How to organize a high school luncheon
As a volunteer, I’ve been involved with organizing events and conferences, and in starting up organizations, for many years.
I currently focus, however, largely on other projects.
In much of the previous, large-scale volunteer work, leadership succession has been at the forefront of my thinking.
If my organizing efforts are going to have long-term impact, I will have contributed to ongoing processes, of leadership succession. Such an approach entails working productively with the passage of time, thus keeping entropy at bay.
Many ways to organize
One area where I remain active as a volunteer involves collaborating, with other graduates of a high school that I attended in Montreal in the 1960s, in the organizing of luncheons in Toronto and Kitchener. We’ve been organizing such events now for several years. A key feature of our get togethers is the sharing of stories.
There are many ways to organize high school luncheons. At this post, I will refer to one way that I have found works well. It’s one way to go about organizing events.
Basically, I refer to a flat-hierarchy approach to planning. We make it a point to get input, on all matters related to scheduling and choice of venue, from as many people as possible.
I coordinate but do not drive decision making; the group as a whole drives the process.
That is to say, as a person who coordinates our get togethers, I implement decisions that are based upon input from as many people as possible.
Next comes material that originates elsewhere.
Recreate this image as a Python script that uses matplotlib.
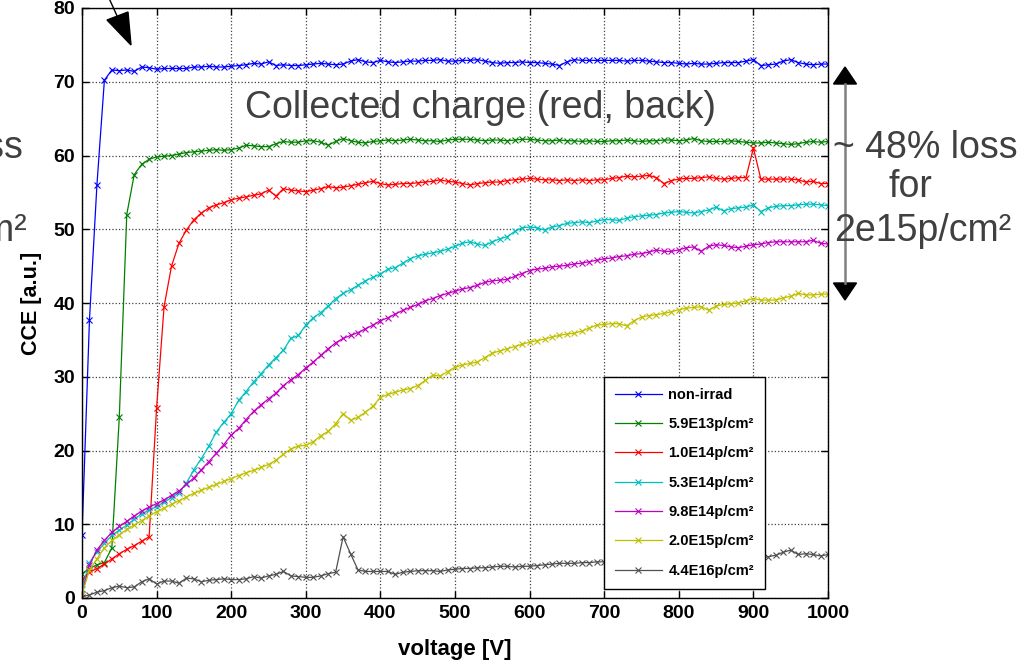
import matplotlib
matplotlib.use("Agg")
import matplotlib.pyplot as plt
import numpy as np
from matplotlib.lines import Line2D
from matplotlib.patches import Polygon

plt.rcParams['font.family'] = ['Liberation Sans', 'DejaVu Sans']

# bias voltage in V, one reading every 10 V
voltage = np.arange(0, 1001, 10)

non_irrad = [8.5, 37.7, 56.0, 70.2, 71.6, 71.5, 71.6, 71.4, 72.0, 71.9,
             71.7, 71.8, 71.8, 71.8, 71.8, 72.0, 72.0, 72.1, 72.0, 72.0,
             72.1, 72.2, 72.3, 72.5, 72.4, 72.7, 72.2, 72.3, 72.2, 72.2,
             72.3, 72.4, 72.5, 72.4, 72.3, 72.4, 72.8, 73.0, 72.7, 72.6,
             72.9, 72.7, 72.6, 72.7, 72.8, 72.8, 72.9, 72.9, 73.0, 72.8,
             72.8, 72.9, 72.9, 73.0, 72.8, 72.6, 72.5, 72.6, 72.6, 72.7,
             72.6, 72.6, 72.5, 72.4, 72.2, 72.7, 73.0, 72.9, 72.9, 72.9,
             72.9, 72.9, 72.9, 72.8, 72.9, 72.9, 72.8, 72.7, 72.6, 72.6,
             72.5, 72.4, 72.5, 72.4, 72.4, 72.5, 72.6, 72.6, 72.6, 72.8,
             73.0, 72.2, 72.3, 72.4, 72.8, 73.0, 72.6, 72.4, 72.3, 72.4,
             72.4]

p59e13 = [3.3, 4.0, 4.5, 4.8, 6.8, 24.5, 52.0, 57.4, 58.8, 59.5,
          59.8, 59.9, 60.0, 60.2, 60.4, 60.5, 60.6, 60.7, 60.8, 60.7,
          60.8, 61.0, 61.4, 61.3, 61.2, 61.2, 61.6, 61.9, 61.8, 61.8,
          62.0, 62.0, 61.8, 61.4, 61.9, 62.3, 62.0, 61.8, 61.7, 61.9,
          62.0, 62.1, 62.0, 62.1, 62.2, 62.1, 62.0, 62.0, 61.9, 62.1,
          62.2, 62.2, 62.2, 62.1, 62.0, 62.1, 62.1, 62.0, 62.1, 62.2,
          62.2, 62.1, 62.0, 62.0, 62.1, 62.0, 62.0, 61.9, 62.0, 61.9,
          61.9, 62.0, 62.0, 62.1, 62.0, 61.9, 62.0, 62.0, 62.1, 62.1,
          62.0, 62.1, 62.3, 62.0, 61.9, 61.9, 61.9, 62.0, 61.9, 61.8,
          61.7, 61.7, 61.8, 61.7, 61.6, 61.5, 61.6, 61.8, 61.9, 61.8,
          61.9]

p10e14 = [2.5, 3.5, 4.0, 4.6, 5.3, 6.0, 6.6, 7.1, 7.7, 8.3,
          25.8, 39.5, 45.0, 48.1, 49.9, 51.3, 52.2, 52.9, 53.3, 53.6,
          54.0, 54.2, 54.4, 54.6, 54.8, 55.3, 54.5, 55.5, 55.3, 55.2,
          55.1, 55.3, 55.5, 55.8, 55.6, 55.7, 55.9, 56.1, 56.3, 56.5,
          56.2, 56.0, 56.1, 56.2, 56.2, 56.3, 56.4, 56.5, 56.7, 56.5,
          56.4, 56.2, 56.0, 56.2, 56.3, 56.4, 56.4, 56.6, 56.7, 56.8,
          56.9, 56.8, 56.7, 56.7, 56.6, 56.7, 56.6, 56.7, 56.6, 56.7,
          56.7, 56.9, 57.0, 57.2, 57.1, 57.2, 57.3, 57.0, 56.2, 56.6,
          56.8, 56.9, 56.9, 57.0, 57.1, 56.9, 56.8, 56.9, 57.0, 57.0,
          61.0, 56.8, 56.8, 56.8, 56.8, 56.8, 56.7, 56.4, 56.5, 56.2,
          56.2]

p53e14 = [1.2, 4.8, 6.3, 7.4, 8.5, 9.2, 9.9, 10.7, 11.4, 11.9,
          12.4, 13.0, 13.6, 14.3, 15.6, 17.4, 18.9, 20.6, 22.5, 23.8,
          25.0, 26.8, 28.0, 29.3, 30.4, 31.6, 32.6, 33.6, 35.2, 35.6,
          37.0, 38.0, 38.7, 39.6, 40.6, 41.3, 41.8, 42.4, 43.0, 43.5,
          43.9, 44.6, 44.8, 45.4, 46.0, 46.4, 46.6, 46.8, 47.0, 47.3,
          47.7, 48.1, 48.3, 48.0, 47.8, 48.3, 48.7, 49.0, 49.7, 50.2,
          50.3, 50.2, 49.9, 50.3, 50.5, 50.8, 50.9, 51.0, 50.9, 51.1,
          51.3, 51.3, 51.2, 51.5, 51.7, 51.8, 51.9, 52.0, 52.2, 52.3,
          52.4, 52.3, 52.2, 52.4, 52.6, 53.0, 52.5, 52.8, 52.9, 53.0,
          53.3, 52.4, 52.9, 53.1, 53.2, 53.2, 53.3, 53.4, 53.4, 53.3,
          53.2]

p98e14 = [0.5, 4.5, 6.5, 7.8, 8.9, 9.7, 10.4, 11.1, 11.8, 12.3,
          12.8, 13.3, 13.9, 14.5, 15.4, 16.3, 17.4, 18.5, 19.6, 20.8,
          22.1, 23.0, 24.2, 25.3, 26.2, 27.0, 27.8, 28.8, 29.6, 30.3,
          31.2, 32.0, 32.9, 33.8, 34.6, 35.2, 35.6, 36.0, 36.5, 37.0,
          37.6, 38.0, 38.5, 39.0, 39.4, 39.8, 40.3, 40.6, 41.0, 41.3,
          41.6, 41.9, 42.1, 42.4, 42.8, 43.0, 43.1, 43.2, 43.6, 44.0,
          44.4, 44.6, 44.7, 44.9, 45.0, 45.1, 45.3, 45.4, 45.6, 45.8,
          46.0, 46.1, 46.3, 46.4, 46.6, 46.7, 46.9, 47.2, 47.0, 47.0,
          47.2, 47.5, 47.6, 47.0, 47.7, 47.9, 47.8, 47.6, 47.5, 47.7,
          47.9, 48.0, 48.2, 48.3, 48.3, 48.3, 48.3, 48.3, 48.5, 48.1,
          48.0]

p20e15 = [0.5, 3.8, 5.3, 6.8, 7.8, 8.6, 9.3, 9.9, 10.5, 11.1,
          11.7, 12.2, 12.7, 13.2, 13.7, 14.2, 14.6, 15.0, 15.4, 15.8,
          16.2, 16.6, 17.0, 17.3, 17.7, 18.1, 18.7, 19.5, 20.2, 20.6,
          20.7, 21.2, 22.0, 22.6, 23.6, 25.0, 24.1, 24.5, 25.2, 26.0,
          27.2, 27.6, 27.9, 28.2, 28.4, 28.8, 29.5, 30.2, 30.1, 30.7,
          31.3, 31.6, 31.8, 32.0, 32.6, 33.2, 33.5, 33.8, 34.1, 34.4,
          34.7, 34.9, 35.1, 35.4, 35.6, 35.8, 35.9, 36.2, 36.6, 37.0,
          37.1, 37.2, 37.2, 36.9, 37.6, 38.1, 38.3, 38.4, 38.6, 38.8,
          39.1, 39.3, 39.4, 39.5, 39.0, 39.6, 39.8, 39.9, 40.0, 40.3,
          40.6, 40.4, 40.4, 40.4, 40.7, 40.9, 41.3, 41.1, 41.1, 41.2,
          41.2]

p44e16 = [0.2, 0.4, 0.8, 1.0, 1.4, 1.6, 1.4, 1.5, 2.2, 2.6,
          1.9, 2.3, 2.3, 2.0, 2.7, 2.6, 2.2, 2.4, 2.5, 2.6,
          2.5, 2.5, 2.6, 2.9, 2.7, 3.0, 3.2, 3.6, 3.0, 2.9,
          2.8, 2.8, 3.0, 3.3, 3.5, 8.3, 6.0, 3.8, 3.6, 3.6,
          3.6, 3.6, 3.2, 3.5, 3.6, 3.7, 3.7, 3.7, 3.6, 3.8,
          3.9, 4.0, 4.0, 4.1, 4.1, 4.2, 4.3, 4.3, 4.2, 4.3,
          4.3, 4.4, 4.5, 4.6, 4.7, 4.7, 4.7, 4.8, 4.8, 4.9,
          4.9, 4.9, 5.0, 5.0, 5.0, 5.1, 5.1, 5.1, 5.2, 5.2,
          5.2, 5.3, 5.3, 5.3, 5.4, 5.4, 5.4, 5.5, 5.5, 5.4,
          5.4, 5.4, 5.6, 5.8, 6.2, 6.5, 5.9, 6.0, 5.9, 5.7,
          5.9]

series = [non_irrad, p59e13, p10e14, p53e14, p98e14, p20e15, p44e16]
labels = ['non-irrad', '5.9E13p/cm²', '1.0E14p/cm²', '5.3E14p/cm²',
          '9.8E14p/cm²', '2.0E15p/cm²', '4.4E16p/cm²']
colors = ['#0000ff', '#008000', '#ff0000', '#00bfbf', '#bf00bf', '#bfbf00', '#505050']

W, H = 1029, 668
fig = plt.figure(figsize=(W / 100, H / 100), dpi=100)
ax = fig.add_axes([82 / W, 1 - 598 / H, 746 / W, 590 / H])

for y, lab, c in zip(series, labels, colors):
    ax.plot(voltage, y, color=c, lw=0.9, marker='x', ms=5, mew=0.8, label=lab)

ax.set_xlim(0, 1000)
ax.set_ylim(0, 80)
ax.set_xticks(np.arange(0, 1001, 100))
ax.set_yticks(np.arange(0, 81, 10))
ax.grid(True, color='0.25', linestyle=':', linewidth=0.9)
ax.tick_params(direction='in', length=5, width=1, top=True, right=True,
               labelsize=14, pad=5)
for lab in ax.get_xticklabels() + ax.get_yticklabels():
    lab.set_fontweight('bold')
for sp in ax.spines.values():
    sp.set_linewidth(1)
ax.set_xlabel('voltage [V]', fontsize=16, fontweight='bold', labelpad=12)
ax.set_ylabel('CCE [a.u.]', fontsize=15.5, fontweight='bold', labelpad=8)

leg = ax.legend(loc='lower left', bbox_to_anchor=(0.70, 0.016), numpoints=1,
                prop={'weight': 'bold', 'size': 10.5}, handlelength=3.2,
                labelspacing=1.05, borderpad=0.75, handletextpad=0.45,
                borderaxespad=0, fancybox=False, framealpha=1, edgecolor='black')
leg.get_frame().set_linewidth(1)

# slide annotations
gray = '#404040'
ax.text(218, 66.4, 'Collected charge (red, back)', fontsize=27, color=gray, va='center')


def fx(px):
    return px / W


def fy(py):
    return 1 - py / H


fig.text(fx(833), fy(148), '~ 48% loss', fontsize=27, color=gray, va='center')
fig.text(fx(910), fy(187), 'for', fontsize=27, color=gray, va='center', ha='center')
fig.text(fx(834), fy(231), '2e15p/cm²', fontsize=27, color=gray, va='center')
fig.text(fx(23), fy(148), 'loss', fontsize=27, color=gray, va='center', ha='right')
fig.text(fx(27), fy(231), 'p/cm²', fontsize=27, color=gray, va='center', ha='right')

# double arrow on the right
fig.add_artist(Line2D([fx(845), fx(845)], [fy(84), fy(283)], color='#808080', lw=1.8))
fig.add_artist(Polygon([(fx(833.5), fy(84)), (fx(856.5), fy(84)), (fx(845), fy(67))],
                       closed=True, color='black'))
fig.add_artist(Polygon([(fx(833.5), fy(283)), (fx(856.5), fy(283)), (fx(845), fy(300))],
                       closed=True, color='black'))

# arrow at the top left
fig.add_artist(Line2D([fx(103), fx(118)], [fy(-15), fy(18)], color='black', lw=1))
fig.add_artist(Polygon([(fx(107), fy(20)), (fx(128), fy(12)), (fx(131), fy(45))],
                       closed=True, color='black'))

fig.savefig('out.png', dpi=100)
I have learned, in this context, over many years of organizing – through learning by doing – to take care in how I use, or do not use, my influence as an organizer.
In some cases, not using one’s influence is the best way, in the long run, to go about doing things. That is a key point. That point has prompted me to write this post.
We warmly welcome new members
As well as seeking input from as many people as possible regarding scheduling and venue, it’s absolutely essential to welcome new members to the group.
I like to say that each person who joins us for lunch for the first time is the star of the show.
Each of us has many stories to share, and each story matters.
In fact, in the wider scheme of our get togethers, each of us is the star of the show.
I mention these things by way of passing along a few things I have learned, over the past forty years, within the context of a flat-hierarchy approach to community self-organizing. I began to get involved with volunteer organizing efforts in my early thirties.
Community self-organizing is a domain in life where, in a civil society, freedom, trust, honesty, and mutual respect are capable of flourishing. Such a flourishing is no small thing and warrants celebration.
The subtext is that we all have a tremendous amount to learn from each other and by working together we can accomplish a tremendous amount of good things.